Almost since his first collegiate basketball game four years ago, Duke center Mike Gminski has been praised as a big man with great touch from the outside, excellent rebounding skills and an intelligent manner on the court.
At the same time he has been constantly criticized for one thing: a lack of agressiveness, especially on defense. That complaint was heard again two weeks ago when Gminski gave up 22 points to Kentucky's freshman center Sam Bowie in the Hall of Fame Tip-Off Classic. Gminski scored five points in overtime to key Duke's 82-76 victory but the word was out: same old Gminski.
But after his play in the Big Four Tournament, that word has changed. He is coming to play and play hard. In leading his third-ranked team to wins over Wake Forest and North Carolina, earning the tournament most valuable palyer award for a second straight year, Gminski scored 47 points and had 28 rebounds. The key statistic was his number of blocked shots, 12.
A lot of the credit for the 6-foot-11 senior's play has to go to Coach Bill Foster and his assistants, Bob Wenzel and Steve Steinwadle.

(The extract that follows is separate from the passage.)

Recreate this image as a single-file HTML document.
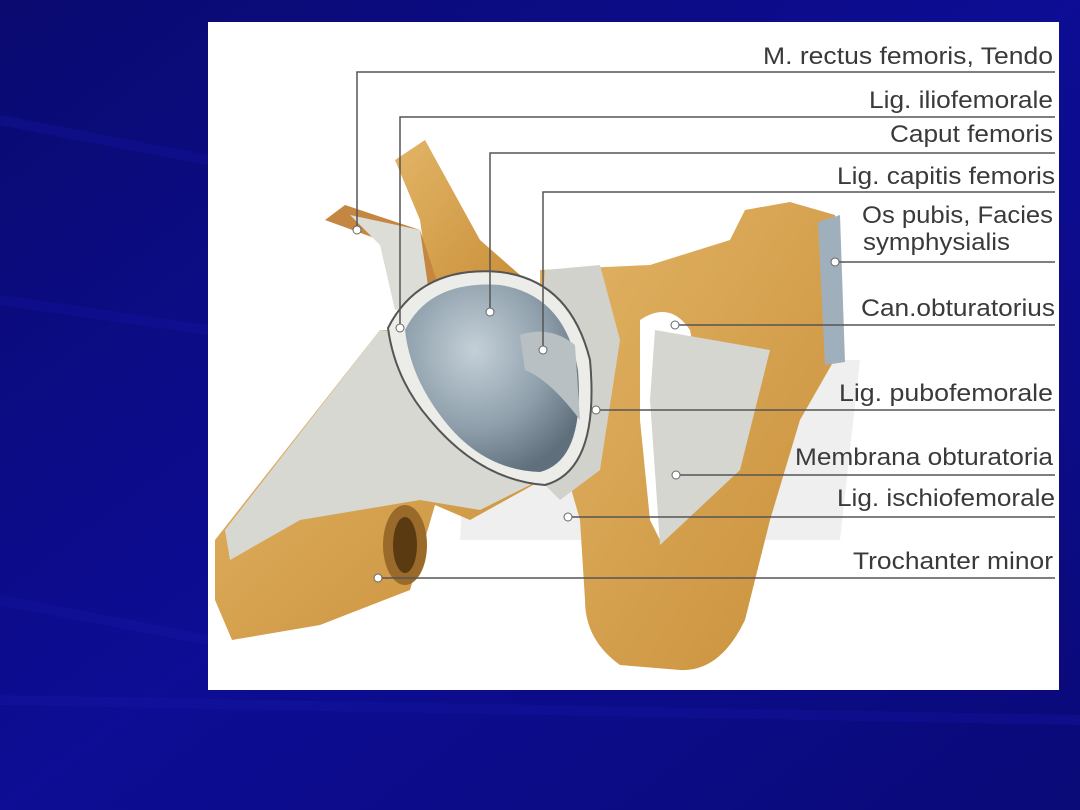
<!DOCTYPE html>
<html><head><meta charset="utf-8"><style>
html,body{margin:0;padding:0;width:1080px;height:810px;overflow:hidden;background:#0c0c86;}
svg{position:absolute;left:0;top:0}
</style></head><body>
<svg width="1080" height="810" viewBox="0 0 1080 810" xmlns="http://www.w3.org/2000/svg">
<defs>
<linearGradient id="bg" x1="0" y1="0" x2="1" y2="1">
<stop offset="0" stop-color="#0a0a70"/><stop offset="0.5" stop-color="#0d0d95"/><stop offset="1" stop-color="#0a0a78"/>
</linearGradient>
<radialGradient id="head" cx="0.4" cy="0.35" r="0.7">
<stop offset="0" stop-color="#c4d0d8"/><stop offset="0.6" stop-color="#8e9fab"/><stop offset="1" stop-color="#5f6f7b"/>
</radialGradient>
<linearGradient id="bone" x1="0" y1="0" x2="1" y2="1">
<stop offset="0" stop-color="#e2b566"/><stop offset="1" stop-color="#c98f3a"/>
</linearGradient>
</defs>
<rect width="1080" height="810" fill="url(#bg)"/>
<path d="M0 120 L208 160 M0 300 L208 330 M0 600 L208 640 M0 700 L1080 720" stroke="#1818a8" stroke-width="10" opacity="0.3"/>
<rect x="208" y="22" width="851" height="668" fill="#ffffff"/>
<!-- watermark -->
<path d="M470 360 L860 360 L840 540 L460 540 Z" fill="#efefef"/>
<!-- femur shaft -->
<path d="M215 540 L380 330 L470 330 L560 470 L470 520 L435 505 L410 590 L320 625 L232 640 L215 600 Z" fill="url(#bone)"/>
<path d="M225 530 L380 330 L470 340 L560 470 L480 510 L420 500 L300 520 L230 560 Z" fill="#d8d8d2"/>
<ellipse cx="405" cy="545" rx="22" ry="40" fill="#9a6a2a"/>
<ellipse cx="405" cy="545" rx="12" ry="28" fill="#5a3a10"/>
<!-- ilium upper -->
<path d="M395 160 L425 140 L480 240 L520 275 L430 290 L420 220 Z" fill="url(#bone)"/>
<path d="M325 220 L345 205 L420 230 L440 290 L410 300 L380 240 Z" fill="#c48640"/>
<path d="M350 215 L420 230 L430 300 L395 310 L380 245 Z" fill="#ddddd8"/>
<!-- pubis/ischium -->
<path d="M540 270 L650 265 L730 240 L745 210 L790 202 L835 215 L840 350 L800 420 L770 520 L745 620 Q720 672 680 670 L620 665 Q585 640 585 600 L580 520 L560 450 L540 380 Z" fill="url(#bone)"/>
<path d="M818 222 L840 215 L845 362 L825 365 Z" fill="#9fb0bc"/>
<path d="M640 320 Q670 300 690 330 L700 380 L680 470 L660 540 L650 520 L640 420 Z" fill="#ffffff"/>
<path d="M655 330 L770 350 L740 470 L660 545 L650 400 Z" fill="#d6d6d0"/>
<path d="M545 270 L600 265 L620 340 L600 470 L560 500 L530 470 Z" fill="#d2d2cc"/>
<!-- femoral head -->
<path d="M388 328 Q420 265 500 272 Q570 280 590 360 Q600 470 545 485 Q480 480 430 420 Q395 380 388 328 Z" fill="#ecece8" stroke="#555" stroke-width="2"/>
<path d="M405 330 Q430 280 500 285 Q565 295 578 370 Q585 460 540 472 Q480 470 440 415 Q410 375 405 330 Z" fill="url(#head)"/>
<path d="M520 335 Q550 325 575 345 L580 420 Q550 380 525 370 Z" fill="#b8c0c4"/>
<!-- leader lines -->
<g stroke="#555" stroke-width="1.5" fill="none">
<path d="M357 230 V72 H1055"/>
<path d="M400 328 V117 H1055"/>
<path d="M490 312 V153 H1055"/>
<path d="M543 350 V192 H1055"/>
<path d="M835 262 H1055"/>
<path d="M675 325 H1055"/>
<path d="M596 410 H1055"/>
<path d="M676 475 H1055"/>
<path d="M568 517 H1055"/>
<path d="M378 578 H1055"/>
</g>
<g fill="#fff" stroke="#666" stroke-width="1">
<circle cx="357" cy="230" r="4"/><circle cx="400" cy="328" r="4"/><circle cx="490" cy="312" r="4"/>
<circle cx="543" cy="350" r="4"/><circle cx="835" cy="262" r="4"/><circle cx="675" cy="325" r="4"/>
<circle cx="596" cy="410" r="4"/><circle cx="676" cy="475" r="4"/><circle cx="568" cy="517" r="4"/>
<circle cx="378" cy="578" r="4"/>
</g>
<g font-family="Liberation Sans, sans-serif" font-size="24" fill="#3a3a3a" text-anchor="end">
<text x="1053" y="64" textLength="290" lengthAdjust="spacingAndGlyphs">M. rectus femoris, Tendo</text>
<text x="1053" y="108" textLength="184" lengthAdjust="spacingAndGlyphs">Lig. iliofemorale</text>
<text x="1053" y="142" textLength="163" lengthAdjust="spacingAndGlyphs">Caput femoris</text>
<text x="1055" y="184" textLength="218" lengthAdjust="spacingAndGlyphs">Lig. capitis femoris</text>
<text x="1053" y="223" textLength="191" lengthAdjust="spacingAndGlyphs">Os pubis, Facies</text>
<text x="1010" y="250" textLength="147" lengthAdjust="spacingAndGlyphs">symphysialis</text>
<text x="1055" y="316" textLength="194" lengthAdjust="spacingAndGlyphs">Can.obturatorius</text>
<text x="1053" y="401" textLength="214" lengthAdjust="spacingAndGlyphs">Lig. pubofemorale</text>
<text x="1053" y="465" textLength="258" lengthAdjust="spacingAndGlyphs">Membrana obturatoria</text>
<text x="1055" y="506" textLength="218" lengthAdjust="spacingAndGlyphs">Lig. ischiofemorale</text>
<text x="1053" y="569" textLength="200" lengthAdjust="spacingAndGlyphs">Trochanter minor</text>
</g>
</svg>
</body></html>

All have worked extremely hard with Gminski, a gentle person by nature, to convince him he must turn mean on the court.
"I know for us to win I have to be aggressive defensively," Gminski said Saturday night. "I have to come out and block shots and crash the boards."
Gminski has made that statement repeatedly the last thre years. But even last year when he was the ACC player of the year and an All-America, he disappeared from games at times.
Such was not the case in Greensboro last weekend as he played 77 minutes in two games. If that trend continues, Gminski could be as good as any collegiate player in the country.